**To do**
Track down the lines that contain "with" and copy them.
##### Data provided #####
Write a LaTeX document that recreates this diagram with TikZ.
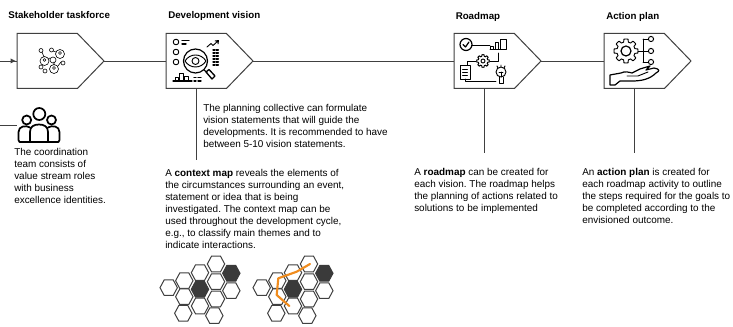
\documentclass[tikz,border=0pt]{standalone}
\usepackage{fontspec}
\setmainfont{Liberation Sans}
\usetikzlibrary{shapes.symbols,calc,arrows.meta}
\definecolor{lin}{HTML}{404040}
\definecolor{hexd}{HTML}{3A3A3A}
\definecolor{org}{HTML}{F08C1E}
\tikzset{
  x=0.75pt,y=-0.75pt,
  penta/.style={shape=signal,signal to=east,signal from=nowhere,signal pointer angle=92,draw=lin,line width=0.75pt,minimum width=65.25pt,minimum height=41.25pt,inner sep=0pt,outer sep=0pt,fill=white,anchor=west},
  conn/.style={draw=lin,line width=0.7pt},
  title/.style={anchor=west,inner sep=0pt,font=\fontsize{7.3}{9}\selectfont\bfseries},
  body/.style={anchor=north west,inner sep=0pt,align=left,font=\fontsize{7.45}{9}\selectfont\frenchspacing},
  ico/.style={draw=black,line width=0.7pt,line cap=round,line join=round},
  hexa/.style={draw=lin,line width=0.75pt,fill=white},
  hexb/.style={draw=hexd,line width=0.75pt,fill=hexd},
}
\newcommand{\hx}[3][hexa]{\draw[#1] (#2-8.7,#3) -- (#2-4.5,#3-7.8) -- (#2+4.5,#3-7.8) -- (#2+8.7,#3) -- (#2+4.5,#3+7.8) -- (#2-4.5,#3+7.8) -- cycle;}
\newcommand{\gearico}[3]{\draw[ico,shift={(#1,#2)}] plot[domain=0:355,samples=72] (\x:{mod(\x+11,45)<22.5 ? #3 : 0.76*#3}) -- cycle;}
\newcommand{\hexcluster}[1]{%
 \begin{scope}[xshift=#1*0.75pt]
 \hx{216}{264}\hx{200}{272.7}\hx{216}{281.7}\hx{184.3}{280.7}\hx{168.7}{287.7}
 \hx{231.3}{290.7}\hx{216}{299}\hx{184.3}{296.7}\hx{200}{306}\hx{183.3}{313.3}\hx{214.3}{315.7}
 \hx[hexb]{231.3}{273.3}\hx[hexb]{200}{289.3}
 \end{scope}}
\begin{document}
\begin{tikzpicture}
\useasboundingbox (0,0) rectangle (733,327);
% pentagons
\node[penta] (task) at (17,61) {};
\node[penta] (vis) at (166,61) {};
\node[penta] (road) at (454,61) {};
\node[penta] (act) at (604,61) {};
\coordinate (inL) at (0,61);
\coordinate (teamL) at (0,125);
\coordinate (peopleL) at (17,125);
\coordinate (visB) at ($(vis.west)+(30,27.5)$);
\coordinate (visE) at (196,160);
\coordinate (roadB) at ($(road.west)+(30,27.5)$);
\coordinate (roadE) at (484,153);
\coordinate (actB) at ($(act.west)+(30,27.5)$);
\coordinate (actE) at (634,153);
% connectors
\draw[conn] (inL) -- (task.west);
\draw[draw=none,fill=lin] (10.5,58.5) -- (15.5,61) -- (10.5,63.5) -- cycle;
\draw[conn] (task.east) -- (vis.west);
\draw[conn] (vis.east) -- (road.west);
\draw[conn] (road.east) -- (act.west);
\draw[conn] (teamL) -- (peopleL);
\draw[conn] (visB) -- (visE);
\draw[conn] (roadB) -- (roadE);
\draw[conn] (actB) -- (actE);
% titles
\node[title] (t1) at (8,15.5) {Stakeholder taskforce};
\node[title] (t2) at (168,15.5) {Development vision};
\node[title] (t3) at (455.5,17) {Roadmap};
\node[title] (t4) at (606,17) {Action plan};
% body text
\node[body] (b1) at (14,148.5) {The coordination\\team consists of\\value stream roles\\with business\\excellence identities.};
\node[body] (b2) at (203,104) {The planning collective can formulate\\vision statements that will guide the\\developments. It is recommended to have\\between 5-10 vision statements.};
\node[body] (b3) at (165,169) {A \textbf{context map} reveals the elements of\\the circumstances surrounding an event,\\statement or idea that is being\\investigated. The context map can be\\used throughout the development cycle,\\e.g., to classify main themes and to\\indicate interactions.};
\node[body] (b4) at (414,168.5) {A \textbf{roadmap} can be created for\\each vision. The roadmap helps\\the planning of actions related to\\solutions to be implemented};
\node[body] (b5) at (582,168.5) {An \textbf{action plan} is created for\\each roadmap activity to outline\\the steps required for the goals to\\be completed according to the\\envisioned outcome.};
% stakeholder icon
\begin{scope}[ico,line width=0.45pt]
\draw (44.5,61) circle (4.5) (44.5,60) circle (1.5);
\draw (60,54) circle (4.5) (60,53) circle (1.5);
\draw (54,69) circle (4.5) (54,68) circle (1.5);
\draw (53,60) circle (3);
\draw (41,50.5) circle (2) (51.5,50) circle (2) (63,63) circle (2) (41,67) circle (2) (45,71) circle (2);
\draw (42,52) -- (44,57) (53,51) -- (56,52) (50,58) -- (48,59) (54,62) -- (54,65) (61,62) -- (58,66);
\end{scope}
% vision icon
\begin{scope}[ico]
\draw (176,42) circle (2.8) (176,52) circle (2.8) (176,62) circle (2.8);
\draw[line width=1pt] (182,40.5) -- (189,40.5) (182,44) -- (186,44);
\draw[line width=0.9pt] (195.5,61) circle (12);
\draw (185,61) .. controls (190,53) and (201,53) .. (206,61) .. controls (201,69) and (190,69) .. (185,61) -- cycle;
\draw (195.5,61) circle (3.5);
\draw[line width=0.9pt] (204,70) -- (207,72.5);
\draw[line width=1pt] (206,72) -- (209,69.5) -- (215,76) -- (212,79) -- cycle;
\draw (207,47) -- (211,43.5) -- (213,45.5) -- (218,41) (215,41) -- (218.5,40.5) -- (218,44);
\draw[line width=1pt,dash pattern=on 1.5pt off 1pt] (213,50) -- (219,50) (213,53) -- (219,53) (213,56) -- (219,56) (213,59) -- (219,59) (213,62) -- (219,62) (213,65) -- (219,65);
\draw[line width=0.9pt] (173,81) -- (192,81);
\draw (175,81) -- (175,77) -- (178,77) -- (178,81) (179.5,81) -- (179.5,73) -- (183,73) -- (183,81) (184.5,81) -- (184.5,76) -- (188,76) -- (188,81);
\draw[line width=1pt] (194,77.5) -- (196,77.5) (198,77.5) -- (201,77.5) (194,81) -- (196,81) (198,81) -- (201,81);
\end{scope}
% people icon
\begin{scope}[ico,line width=1.3pt]
\draw (39.3,114) circle (6);
\draw (26.7,120) circle (4.5) (51.5,120) circle (4.5);
\draw (30,142) -- (30,132) .. controls (30,126.5) and (34,124.5) .. (39,124.5) .. controls (44,124.5) and (48,126.5) .. (48,132) -- (48,142);
\draw (30,142) -- (48,142);
\draw (30,127.5) .. controls (26,125) and (18.5,126) .. (18.5,132) -- (18.5,140) -- (19.5,142) -- (30,142);
\draw (48,127.5) .. controls (52,125) and (59.5,126) .. (59.5,132) -- (59.5,140) -- (58.5,142) -- (48,142);
\end{scope}
% roadmap icon
\begin{scope}[ico]
\draw[line width=0.9pt] (466,44.5) circle (6);
\draw[line width=0.9pt] (463,44.5) -- (465.5,47) -- (469,42);
\draw (472,45) -- (490,45);
\draw (490,49) -- (490,46) -- (493,46) -- (493,49) (495,49) -- (495,42) -- (498,42) -- (498,49) (500,49) -- (500,39) -- (506,39) -- (506,49) -- (490,49);
\gearico{483}{61}{6.3}
\draw (483,61) circle (2);
\draw (490,61) -- (498,61) -- (498,53);
\draw (476,61) -- (467,61) -- (467,65);
\draw (460,65) rectangle (470,79);
\draw (462.5,69) -- (467.5,69) (462.5,72) -- (467.5,72) (462.5,75) -- (467.5,75);
\draw (465,79) -- (465,81) -- (496,81);
\draw (501,72) circle (5);
\draw (499,77) -- (499,83) -- (503,83) -- (503,77);
\draw (501,72) -- (501,77) (499,72) -- (503,72);
\draw (498,68) -- (497,66) (501,67) -- (501,65) (504,68) -- (505,66);
\end{scope}
% action icon
\begin{scope}[ico]
\gearico{626}{51}{12}
\draw[line width=0.9pt] (626,51) circle (5);
\draw (638,51) -- (648,51) (643,39) -- (643,62) (643,39) -- (648,39) (643,62) -- (648,62);
\draw (651,39) circle (2.6) (651,51) circle (2.6) (651,62) circle (2.6);
\draw[line width=0.9pt] (610,85) -- (610,75) -- (621,73) .. controls (625,71) and (628,72) .. (632,73) -- (640,69) -- (650,66) -- (646,70) -- (654,68) .. controls (660,69) and (660,71) .. (656,73) .. controls (650,79) and (642,81) .. (632,81) -- (620,81) -- (615,85) -- cycle;
\draw (627,76) -- (638,76) -- (648,72);
\end{scope}
% hexagons
\hexcluster{0}
\hexcluster{93}
\draw[draw=org,line width=1.6pt,line join=round,line cap=round] (310,264) -- (296.7,271.7) -- (278.3,278.3) -- (276.7,295) -- (289.3,306);
\end{tikzpicture}
\end{document}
#####
**Final result**
Write a LaTeX document that recreates this diagram with TikZ.
\node[body] (b1) at (14,148.5) {The coordination\\team consists of\\value stream roles\\with business\\excellence identities.};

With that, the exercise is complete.